Implementation:ArroyoSystems Arroyo UDF Invocation
Summary
This page documents the runtime UDF invocation implementation in the Arroyo streaming engine, covering SyncUdfDylib::invoke_with_args for synchronous columnar execution and AsyncUdfDylib for asynchronous row-level execution.
Code Reference
| Component | File | Lines |
|---|---|---|
| Sync and async UDF host | crates/arroyo-udf/arroyo-udf-host/src/lib.rs |
L176-L427 |
| Async UDF operator | crates/arroyo-worker/src/arrow/async_udf.rs |
L63-L110 |
SyncUdfDylib::invoke_with_args
Signature
impl SyncUdfDylib {
pub fn invoke_with_args(&self, args: ScalarFunctionArgs) -> DFResult<ColumnarValue>
}
I/O
- Input:
ScalarFunctionArgs-- DataFusion's columnar function arguments, containing one or more Arrow arrays corresponding to the UDF's parameters - Output:
DFResult<ColumnarValue>-- a DataFusion result wrapping either:ColumnarValue::Array-- an Arrow array with one result per input rowColumnarValue::Scalar-- a single scalar value (when all inputs are scalar)
Behavior
The synchronous invocation path integrates with DataFusion's ScalarUDF interface:
- Extract arrays: Unwraps the
ScalarFunctionArgsto obtain the underlying Arrow arrays for each parameter. - Convert to FFI: Transforms each Arrow array into the
FfiArraysrepresentation using the Arrow C Data Interface. This is a zero-copy operation that passes pointers across the dynamic library boundary. - Call
__run: Invokes the generated FFI entry point in the loaded dynamic library, passing theFfiArrays. - Process result: The
__runfunction within the dylib:- Converts FFI arrays back to typed Rust arrays
- Iterates over each row, calling the user function
- Collects results into a new Arrow array
- Returns the result via
RunResult
- Return to DataFusion: Wraps the returned Arrow array in a
ColumnarValueand returns it to the DataFusion execution engine.
AsyncUdfDylib
Signatures
impl AsyncUdfDylib {
pub fn start(&self, ordered: bool, timeout: Duration, allowed_in_flight: u32)
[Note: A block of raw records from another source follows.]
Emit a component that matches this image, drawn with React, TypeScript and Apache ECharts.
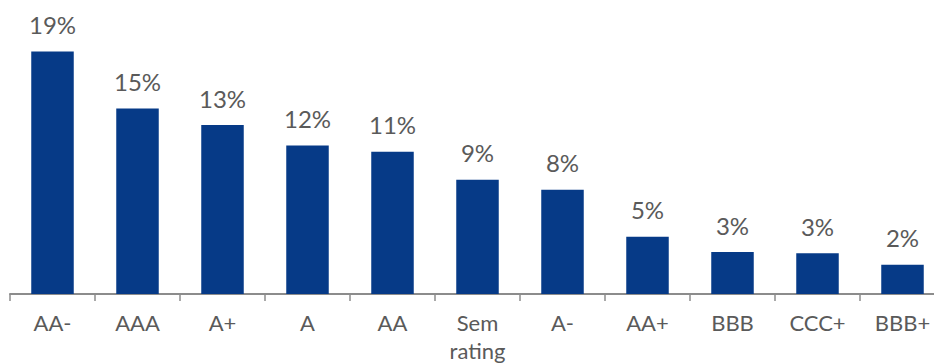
import React, { useEffect, useRef } from "react";
import * as echarts from "echarts";

const categories = ["AA-", "AAA", "A+", "A", "AA", "Sem\nrating", "A-", "AA+", "BBB", "CCC+", "BBB+"];
const shares = [19.1, 14.6, 13.3, 11.7, 11.2, 9.0, 8.2, 4.5, 3.3, 3.2, 2.3];

export default function App() {
  const ref = useRef<HTMLDivElement>(null);
  useEffect(() => {
    if (!ref.current) return;
    const chart = echarts.init(ref.current, undefined, { renderer: "svg" });
    chart.setOption({
      animation: false,
      grid: { left: 10, right: -11, top: 40, bottom: 69, containLabel: false, outerBoundsMode: "none" },
      xAxis: {
        type: "category",
        data: categories,
        boundaryGap: true,
        axisLine: { show: true, lineStyle: { color: "#8c8c8c", width: 2 } },
        axisTick: { show: true, length: 7, lineStyle: { color: "#8c8c8c", width: 1.5 } },
        axisLabel: {
          color: "#5a5a5a",
          fontFamily: "Lato",
          fontSize: 22,
          margin: 14,
          lineHeight: 28,
          interval: 0,
        },
      },
      yAxis: {
        type: "value",
        min: 0,
        max: 20,
        show: false,
        splitLine: { show: false },
      },
      series: [
        {
          type: "bar",
          data: shares,
          barWidth: "50%",
          itemStyle: { color: "#063a87" },
          label: {
            show: true,
            position: "top",
            distance: 15,
            color: "#5a5a5a",
            fontFamily: "Lato",
            fontSize: 24,
            formatter: (p: any) => Math.round(p.value) + "%",
          },
        },
      ],
    });
    return () => chart.dispose();
  }, []);
  return <div ref={ref} style={{ width: 934, height: 363, position: "absolute", left: 0, top: 0 }} />;
}
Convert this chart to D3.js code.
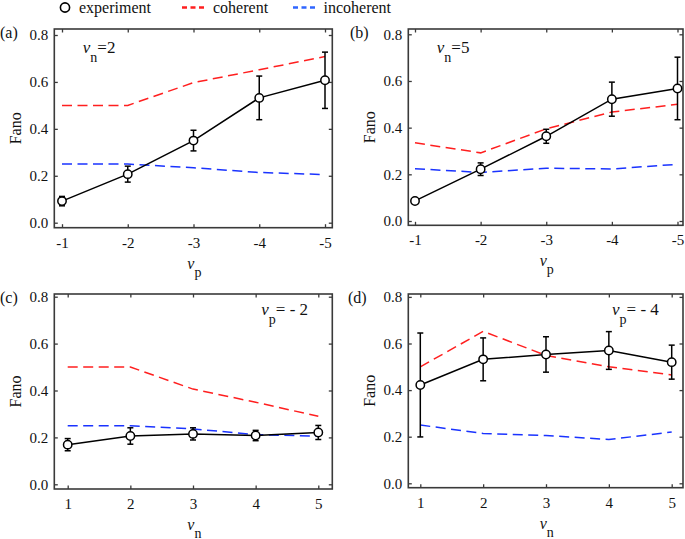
<!DOCTYPE html>
<html><head><meta charset="utf-8">
<script src="https://cdn.jsdelivr.net/npm/d3@7"></script>
<style>
html,body{margin:0;padding:0;background:#fff;}
svg text{font-family:"Liberation Serif","Times New Roman",Times,Tinos,"DejaVu Serif","Noto Serif",serif !important;fill:#111;}
</style></head>
<body><svg id="c" width="685" height="539"></svg>
<script>
// ---- data ----
const xTop = [-1, -2, -3, -4, -5];       // v_p
const xBottom = [1, 2, 3, 4, 5];         // v_n
const yTicks = [0, 0.2, 0.4, 0.6, 0.8];

const expA = [0.092, 0.207, 0.350, 0.532, 0.607];
const errA = [0.020, 0.034, 0.044, 0.093, 0.120];
const cohA = [0.500, 0.500, 0.597, 0.652, 0.708];
const incA = [0.250, 0.250, 0.234, 0.214, 0.205];

const expB = [0.086, 0.222, 0.363, 0.522, 0.568];
const errB = [0.012, 0.027, 0.030, 0.073, 0.134];
const cohB = [0.335, 0.292, 0.395, 0.467, 0.500];
const incB = [0.224, 0.208, 0.226, 0.223, 0.243];

const expC = [0.169, 0.206, 0.215, 0.208, 0.221];
const errC = [0.026, 0.035, 0.026, 0.022, 0.030];
const cohC = [0.500, 0.500, 0.406, 0.350, 0.290];
const incC = [0.250, 0.250, 0.236, 0.212, 0.205];

const expD = [0.422, 0.532, 0.553, 0.570, 0.520];
const errD = [0.223, 0.092, 0.076, 0.081, 0.073];
const cohD = [0.500, 0.652, 0.549, 0.500, 0.465];
const incD = [0.250, 0.214, 0.205, 0.188, 0.220];

const legendLabels = ["experiment", "coherent", "incoherent"];

// ---- styles/layout ----
const FONT = '"Liberation Serif","Times New Roman",Times,Tinos,"DejaVu Serif","Noto Serif",serif';
const RED = "#ff1f1f", BLUE = "#1a33ff", FRAME = "#3a3a3a";
const panels = [
  {tag:"(a)", xs:xTop, exp:expA, err:errA, coh:cohA, inc:incA, xlab:"p", ann:["n","=2"], annPos:"left",
   l:54.3, r:332.3, t:29, b:227.7, x0:62, x1:325, y0:222.7, y8:35, tagX:0},
  {tag:"(b)", xs:xTop, exp:expB, err:errB, coh:cohB, inc:incB, xlab:"p", ann:["n","=5"], annPos:"left",
   l:408.3, r:683, t:29, b:225.3, x0:415, x1:677.5, y0:221, y8:34.3, tagX:350},
  {tag:"(c)", xs:xBottom, exp:expC, err:errC, coh:cohC, inc:incC, xlab:"n", ann:["p","= - 2"], annPos:"right",
   l:54.3, r:332.3, t:294, b:489, x0:67.7, x1:318.3, y0:484.3, y8:296.7, tagX:0},
  {tag:"(d)", xs:xBottom, exp:expD, err:errD, coh:cohD, inc:incD, xlab:"n", ann:["p","= - 4"], annPos:"right",
   l:408.3, r:683, t:294, b:487.7, x0:420.3, x1:671.7, y0:483.3, y8:296.9, tagX:348},
];

const svg = d3.select("#c");

panels.forEach(p => {
  const x = d3.scaleLinear().domain([p.xs[0], p.xs[4]]).range([p.x0, p.x1]);
  const y = d3.scaleLinear().domain([0, 0.8]).range([p.y0, p.y8]);
  const g = svg.append("g");

  const styleAxis = sel => {
    sel.attr("font-family", FONT);
    sel.select(".domain").remove();
    sel.selectAll("line").attr("stroke", FRAME).attr("stroke-width", 1.3);
    sel.selectAll("text").style("font-size", "15px").attr("fill", "#111");
  };
  g.append("g").attr("transform", `translate(0,${p.b})`)
    .call(d3.axisBottom(x).tickValues(p.xs).tickSize(-3.5).tickPadding(9.5).tickFormat(d => String(d)))
    .call(styleAxis);
  g.append("g").attr("transform", `translate(0,${p.t})`)
    .call(d3.axisTop(x).tickValues(p.xs).tickSize(-3.5).tickFormat(""))
    .call(styleAxis);
  g.append("g").attr("transform", `translate(${p.l},0)`)
    .call(d3.axisLeft(y).tickValues(yTicks).tickSize(-3.5).tickPadding(6).tickFormat(d3.format(".1f")))
    .call(styleAxis);
  g.append("g").attr("transform", `translate(${p.r},0)`)
    .call(d3.axisRight(y).tickValues(yTicks).tickSize(-3.5).tickFormat(""))
    .call(styleAxis);

  g.append("rect").attr("x", p.l).attr("y", p.t).attr("width", p.r - p.l).attr("height", p.b - p.t)
    .attr("fill", "none").attr("stroke", FRAME).attr("stroke-width", 1.6);

  const line = d3.line().x((d, i) => x(p.xs[i])).y(d => y(d));

  g.append("path").datum(p.coh).attr("d", line).attr("fill", "none")
    .attr("stroke", RED).attr("stroke-width", 1.5).attr("stroke-dasharray", "10,5.5");
  g.append("path").datum(p.inc).attr("d", line).attr("fill", "none")
    .attr("stroke", BLUE).attr("stroke-width", 1.5).attr("stroke-dasharray", "10,5.5");

  g.append("path").datum(p.exp).attr("d", line).attr("fill", "none")
    .attr("stroke", "#000").attr("stroke-width", 1.5);

  const eb = g.append("g").attr("stroke", "#000").attr("stroke-width", 1.5);
  p.exp.forEach((v, i) => {
    const cx = x(p.xs[i]), yt = y(v + p.err[i]), yb = y(v - p.err[i]);
    eb.append("line").attr("x1", cx).attr("x2", cx).attr("y1", yt).attr("y2", yb);
    eb.append("line").attr("x1", cx - 3).attr("x2", cx + 3).attr("y1", yt).attr("y2", yt);
    eb.append("line").attr("x1", cx - 3).attr("x2", cx + 3).attr("y1", yb).attr("y2", yb);
  });
  g.selectAll("circle.m").data(p.exp).join("circle").attr("class", "m")
    .attr("cx", (d, i) => x(p.xs[i])).attr("cy", d => y(d)).attr("r", 4.2)
    .attr("fill", "#fff").attr("stroke", "#000").attr("stroke-width", 1.5);

  g.append("text").attr("transform", `translate(${p.l - 39},${(p.t + p.b) / 2}) rotate(-90)`)
    .attr("text-anchor", "middle").attr("dy", "0.35em").style("font-size", "16px").text("Fano");

  const cx = (p.l + p.r) / 2;
  const xl = g.append("text").attr("x", cx - 6).attr("y", p.b + 41).style("font-size", "16px");
  xl.append("tspan").style("font-style", "italic").text("ν");
  xl.append("tspan").attr("dy", 8).style("font-size", "14px").text(p.xlab);

  g.append("text").attr("x", p.tagX).attr("y", p.t + 9).style("font-size", "16px").text(p.tag);

  const ax = p.annPos === "left" ? p.l + 28.5 : p.r - 71;
  const ay = p.annPos === "left" ? p.t + 24 : p.t + 21;
  const at = g.append("text").attr("x", ax).attr("y", ay).style("font-size", "17px");
  at.append("tspan").style("font-style", "italic").text("ν");
  at.append("tspan").attr("dy", 9).style("font-size", "14px").text(p.ann[0]);
  at.append("tspan").attr("dy", -9).text(p.ann[1]);
});

// ---- legend ----
const lg = svg.append("g");
lg.append("circle").attr("cx", 65).attr("cy", 7.5).attr("r", 4.6)
  .attr("fill", "#fff").attr("stroke", "#000").attr("stroke-width", 1.6);
lg.append("text").attr("x", 79).attr("y", 12.5).style("font-size", "16px").text(legendLabels[0]);
lg.append("line").attr("x1", 182).attr("x2", 204).attr("y1", 7.5).attr("y2", 7.5)
  .attr("stroke", RED).attr("stroke-width", 2.5).attr("stroke-dasharray", "5,3.5");
lg.append("text").attr("x", 213).attr("y", 12.5).style("font-size", "16px").text(legendLabels[1]);
lg.append("line").attr("x1", 293).attr("x2", 315).attr("y1", 7.5).attr("y2", 7.5)
  .attr("stroke", "#2f66ff").attr("stroke-width", 2.5).attr("stroke-dasharray", "5,3.5");
lg.append("text").attr("x", 323.5).attr("y", 12.5).style("font-size", "16px").text(legendLabels[2]);
</script></body></html>
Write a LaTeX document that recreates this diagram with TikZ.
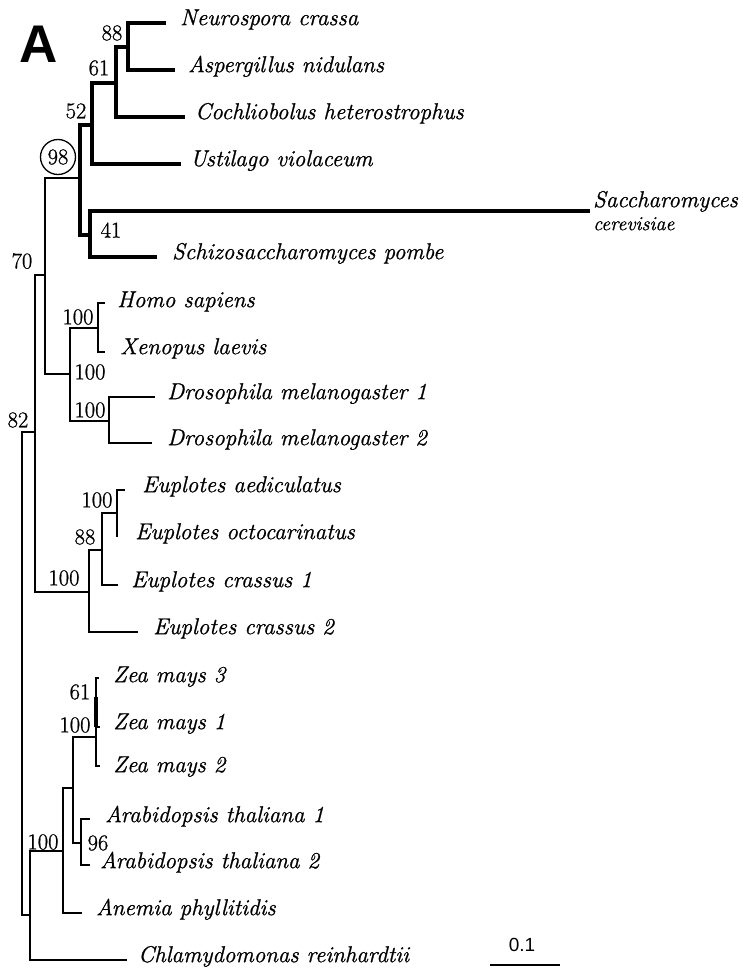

pub fn send(&self, id: u64, data: Vec<ArrayData>) -> anyhow::Result<()>
pub fn drain_results(&self) -> Option<(UInt64Array, ArrayData)>
}
I/O
start:- Input:
ordered: bool(whether to preserve input order),timeout: Duration(per-invocation timeout),allowed_in_flight: u32(max concurrent invocations) - Output: None (initializes internal async runtime state)
- Input:
send:- Input:
id: u64(unique invocation identifier),data: Vec<ArrayData>(row data as Arrow arrays, one per parameter) - Output:
anyhow::Result<()>(success or error if the runtime is not accepting new work)
- Input:
drain_results:- Input: None
- Output:
Option<(UInt64Array, ArrayData)>-- if results are available, returns a pair mapping invocation IDs to their corresponding result values;Noneif no results are ready
Behavior
The async UDF execution follows a lifecycle-oriented pattern:
Initialization (start)
- Creates a Tokio async runtime inside the dynamic library
- Configures the runtime with the specified concurrency limit, ordering mode, and timeout
- Sets up internal channels for submitting work and collecting results
Row Submission (send)
- Converts the row's
ArrayDatavalues to native types - Submits the async invocation to the runtime's task pool, tagged with the invocation
id - If the concurrency limit is reached, the call may block until a slot becomes available (backpressure)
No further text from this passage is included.